* **Aim**
Copy the data exactly as it appears, and do not include any pictures.

* **Material**
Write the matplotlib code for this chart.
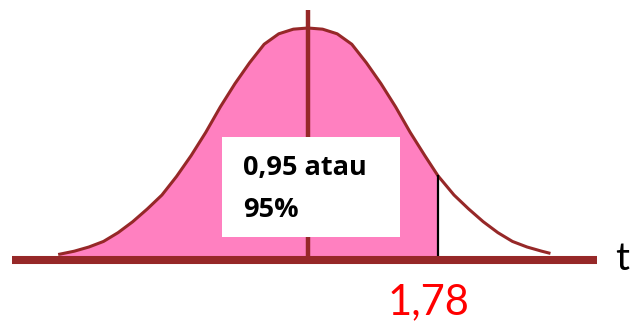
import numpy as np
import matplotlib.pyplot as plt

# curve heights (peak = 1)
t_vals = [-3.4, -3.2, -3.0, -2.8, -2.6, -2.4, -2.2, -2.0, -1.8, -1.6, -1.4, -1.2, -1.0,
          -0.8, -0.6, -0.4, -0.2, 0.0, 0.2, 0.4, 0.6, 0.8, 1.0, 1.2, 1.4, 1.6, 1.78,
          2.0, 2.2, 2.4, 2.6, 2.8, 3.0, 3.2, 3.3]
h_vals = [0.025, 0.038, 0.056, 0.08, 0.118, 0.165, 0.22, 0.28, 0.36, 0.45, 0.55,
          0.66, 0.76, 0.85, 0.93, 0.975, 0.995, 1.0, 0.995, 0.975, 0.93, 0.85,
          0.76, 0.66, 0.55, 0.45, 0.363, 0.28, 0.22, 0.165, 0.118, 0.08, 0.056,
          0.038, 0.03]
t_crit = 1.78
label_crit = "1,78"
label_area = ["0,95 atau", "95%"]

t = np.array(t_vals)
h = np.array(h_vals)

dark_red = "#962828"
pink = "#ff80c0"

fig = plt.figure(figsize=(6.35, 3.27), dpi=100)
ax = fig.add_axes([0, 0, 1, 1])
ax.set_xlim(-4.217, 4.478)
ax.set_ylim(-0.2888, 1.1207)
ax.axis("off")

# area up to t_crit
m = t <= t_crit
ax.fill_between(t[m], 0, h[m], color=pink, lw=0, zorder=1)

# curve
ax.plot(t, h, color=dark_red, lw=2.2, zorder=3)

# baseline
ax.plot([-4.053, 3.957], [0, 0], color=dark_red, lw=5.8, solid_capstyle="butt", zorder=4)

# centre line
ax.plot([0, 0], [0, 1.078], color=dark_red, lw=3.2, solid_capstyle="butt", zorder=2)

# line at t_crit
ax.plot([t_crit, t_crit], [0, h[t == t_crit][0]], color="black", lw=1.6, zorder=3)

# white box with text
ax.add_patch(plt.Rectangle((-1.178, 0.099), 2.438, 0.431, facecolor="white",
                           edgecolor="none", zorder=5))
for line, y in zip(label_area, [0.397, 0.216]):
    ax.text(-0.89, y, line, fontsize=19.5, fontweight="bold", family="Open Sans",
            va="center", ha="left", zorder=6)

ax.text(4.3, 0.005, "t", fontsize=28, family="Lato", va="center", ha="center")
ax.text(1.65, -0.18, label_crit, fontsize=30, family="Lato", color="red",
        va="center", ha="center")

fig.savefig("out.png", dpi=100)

* **Written reply**
Write the matplotlib code for this chart.
import numpy as np
import matplotlib.pyplot as plt

# curve heights (peak = 1)
t_vals = [-3.4, -3.2, -3.0, -2.8, -2.6, -2.4, -2.2, -2.0, -1.8, -1.6, -1.4, -1.2, -1.0,
          -0.8, -0.6, -0.4, -0.2, 0.0, 0.2, 0.4, 0.6, 0.8, 1.0, 1.2, 1.4, 1.6, 1.78,
          2.0, 2.2, 2.4, 2.6, 2.8, 3.0, 3.2, 3.3]
h_vals = [0.025, 0.038, 0.056, 0.08, 0.118, 0.165, 0.22, 0.28, 0.36, 0.45, 0.55,
          0.66, 0.76, 0.85, 0.93, 0.975, 0.995, 1.0, 0.995, 0.975, 0.93, 0.85,
          0.76, 0.66, 0.55, 0.45, 0.363, 0.28, 0.22, 0.165, 0.118, 0.08, 0.056,
          0.038, 0.03]
t_crit = 1.78
label_crit = "1,78"
label_area = ["0,95 atau", "95%"]

t = np.array(t_vals)
h = np.array(h_vals)

dark_red = "#962828"
pink = "#ff80c0"

fig = plt.figure(figsize=(6.35, 3.27), dpi=100)
ax = fig.add_axes([0, 0, 1, 1])
ax.set_xlim(-4.217, 4.478)
ax.set_ylim(-0.2888, 1.1207)
ax.axis("off")

# area up to t_crit
m = t <= t_crit
ax.fill_between(t[m], 0, h[m], color=pink, lw=0, zorder=1)

# curve
ax.plot(t, h, color=dark_red, lw=2.2, zorder=3)

# baseline
ax.plot([-4.053, 3.957], [0, 0], color=dark_red, lw=5.8, solid_capstyle="butt", zorder=4)

# centre line
ax.plot([0, 0], [0, 1.078], color=dark_red, lw=3.2, solid_capstyle="butt", zorder=2)

# line at t_crit
ax.plot([t_crit, t_crit], [0, h[t == t_crit][0]], color="black", lw=1.6, zorder=3)

# white box with text
ax.add_patch(plt.Rectangle((-1.178, 0.099), 2.438, 0.431, facecolor="white",
                           edgecolor="none", zorder=5))
for line, y in zip(label_area, [0.397, 0.216]):
    ax.text(-0.89, y, line, fontsize=19.5, fontweight="bold", family="Open Sans",
            va="center", ha="left", zorder=6)

ax.text(4.3, 0.005, "t", fontsize=28, family="Lato", va="center", ha="center")
ax.text(1.65, -0.18, label_crit, fontsize=30, family="Lato", color="red",
        va="center", ha="center")

fig.savefig("out.png", dpi=100)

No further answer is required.